┌─ Data section

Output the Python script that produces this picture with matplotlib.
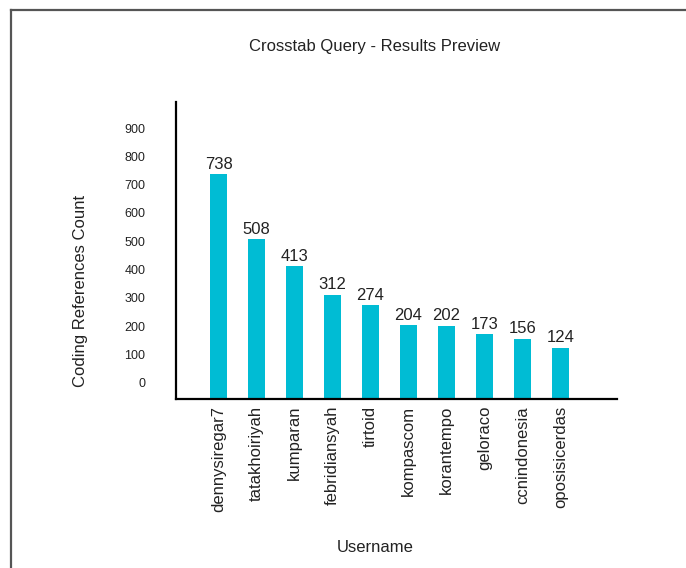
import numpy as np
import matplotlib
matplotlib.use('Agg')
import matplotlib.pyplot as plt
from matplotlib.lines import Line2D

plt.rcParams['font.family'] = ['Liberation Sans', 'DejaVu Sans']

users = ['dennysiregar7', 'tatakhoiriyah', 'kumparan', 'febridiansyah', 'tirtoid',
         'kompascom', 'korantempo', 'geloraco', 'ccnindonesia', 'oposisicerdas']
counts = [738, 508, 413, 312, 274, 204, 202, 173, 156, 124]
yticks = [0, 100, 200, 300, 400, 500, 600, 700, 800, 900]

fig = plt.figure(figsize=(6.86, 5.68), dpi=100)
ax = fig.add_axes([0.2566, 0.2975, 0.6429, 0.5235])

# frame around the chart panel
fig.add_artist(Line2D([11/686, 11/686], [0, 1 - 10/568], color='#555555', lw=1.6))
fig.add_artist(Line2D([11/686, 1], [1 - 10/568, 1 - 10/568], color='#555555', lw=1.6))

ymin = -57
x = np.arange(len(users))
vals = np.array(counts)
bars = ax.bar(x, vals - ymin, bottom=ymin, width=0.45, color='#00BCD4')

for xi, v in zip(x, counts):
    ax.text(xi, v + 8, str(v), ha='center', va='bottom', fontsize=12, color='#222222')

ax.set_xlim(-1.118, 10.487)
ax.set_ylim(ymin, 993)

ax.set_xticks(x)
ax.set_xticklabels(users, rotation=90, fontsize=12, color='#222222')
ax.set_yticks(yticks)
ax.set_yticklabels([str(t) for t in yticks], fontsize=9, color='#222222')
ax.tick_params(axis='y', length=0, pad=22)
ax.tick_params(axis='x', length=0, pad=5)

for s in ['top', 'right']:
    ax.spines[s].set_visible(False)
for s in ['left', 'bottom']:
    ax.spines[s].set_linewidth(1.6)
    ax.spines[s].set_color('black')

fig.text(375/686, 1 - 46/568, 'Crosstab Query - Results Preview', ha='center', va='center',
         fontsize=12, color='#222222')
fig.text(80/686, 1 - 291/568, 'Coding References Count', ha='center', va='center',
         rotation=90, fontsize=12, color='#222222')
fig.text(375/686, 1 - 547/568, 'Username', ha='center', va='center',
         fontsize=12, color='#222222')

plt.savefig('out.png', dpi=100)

└─

- _The exercise_
Quote the material in full and exactly; do not carry over its pictures.

- _Result of this task_
Output the Python script that produces this picture with matplotlib.
import numpy as np
import matplotlib
matplotlib.use('Agg')
import matplotlib.pyplot as plt
from matplotlib.lines import Line2D

plt.rcParams['font.family'] = ['Liberation Sans', 'DejaVu Sans']

users = ['dennysiregar7', 'tatakhoiriyah', 'kumparan', 'febridiansyah', 'tirtoid',
         'kompascom', 'korantempo', 'geloraco', 'ccnindonesia', 'oposisicerdas']
counts = [738, 508, 413, 312, 274, 204, 202, 173, 156, 124]
yticks = [0, 100, 200, 300, 400, 500, 600, 700, 800, 900]

fig = plt.figure(figsize=(6.86, 5.68), dpi=100)
ax = fig.add_axes([0.2566, 0.2975, 0.6429, 0.5235])

# frame around the chart panel
fig.add_artist(Line2D([11/686, 11/686], [0, 1 - 10/568], color='#555555', lw=1.6))
fig.add_artist(Line2D([11/686, 1], [1 - 10/568, 1 - 10/568], color='#555555', lw=1.6))

ymin = -57
x = np.arange(len(users))
vals = np.array(counts)
bars = ax.bar(x, vals - ymin, bottom=ymin, width=0.45, color='#00BCD4')

for xi, v in zip(x, counts):
    ax.text(xi, v + 8, str(v), ha='center', va='bottom', fontsize=12, color='#222222')

ax.set_xlim(-1.118, 10.487)
ax.set_ylim(ymin, 993)

ax.set_xticks(x)
ax.set_xticklabels(users, rotation=90, fontsize=12, color='#222222')
ax.set_yticks(yticks)
ax.set_yticklabels([str(t) for t in yticks], fontsize=9, color='#222222')
ax.tick_params(axis='y', length=0, pad=22)
ax.tick_params(axis='x', length=0, pad=5)

for s in ['top', 'right']:
    ax.spines[s].set_visible(False)
for s in ['left', 'bottom']:
    ax.spines[s].set_linewidth(1.6)
    ax.spines[s].set_color('black')

fig.text(375/686, 1 - 46/568, 'Crosstab Query - Results Preview', ha='center', va='center',
         fontsize=12, color='#222222')
fig.text(80/686, 1 - 291/568, 'Coding References Count', ha='center', va='center',
         rotation=90, fontsize=12, color='#222222')
fig.text(375/686, 1 - 547/568, 'Username', ha='center', va='center',
         fontsize=12, color='#222222')

plt.savefig('out.png', dpi=100)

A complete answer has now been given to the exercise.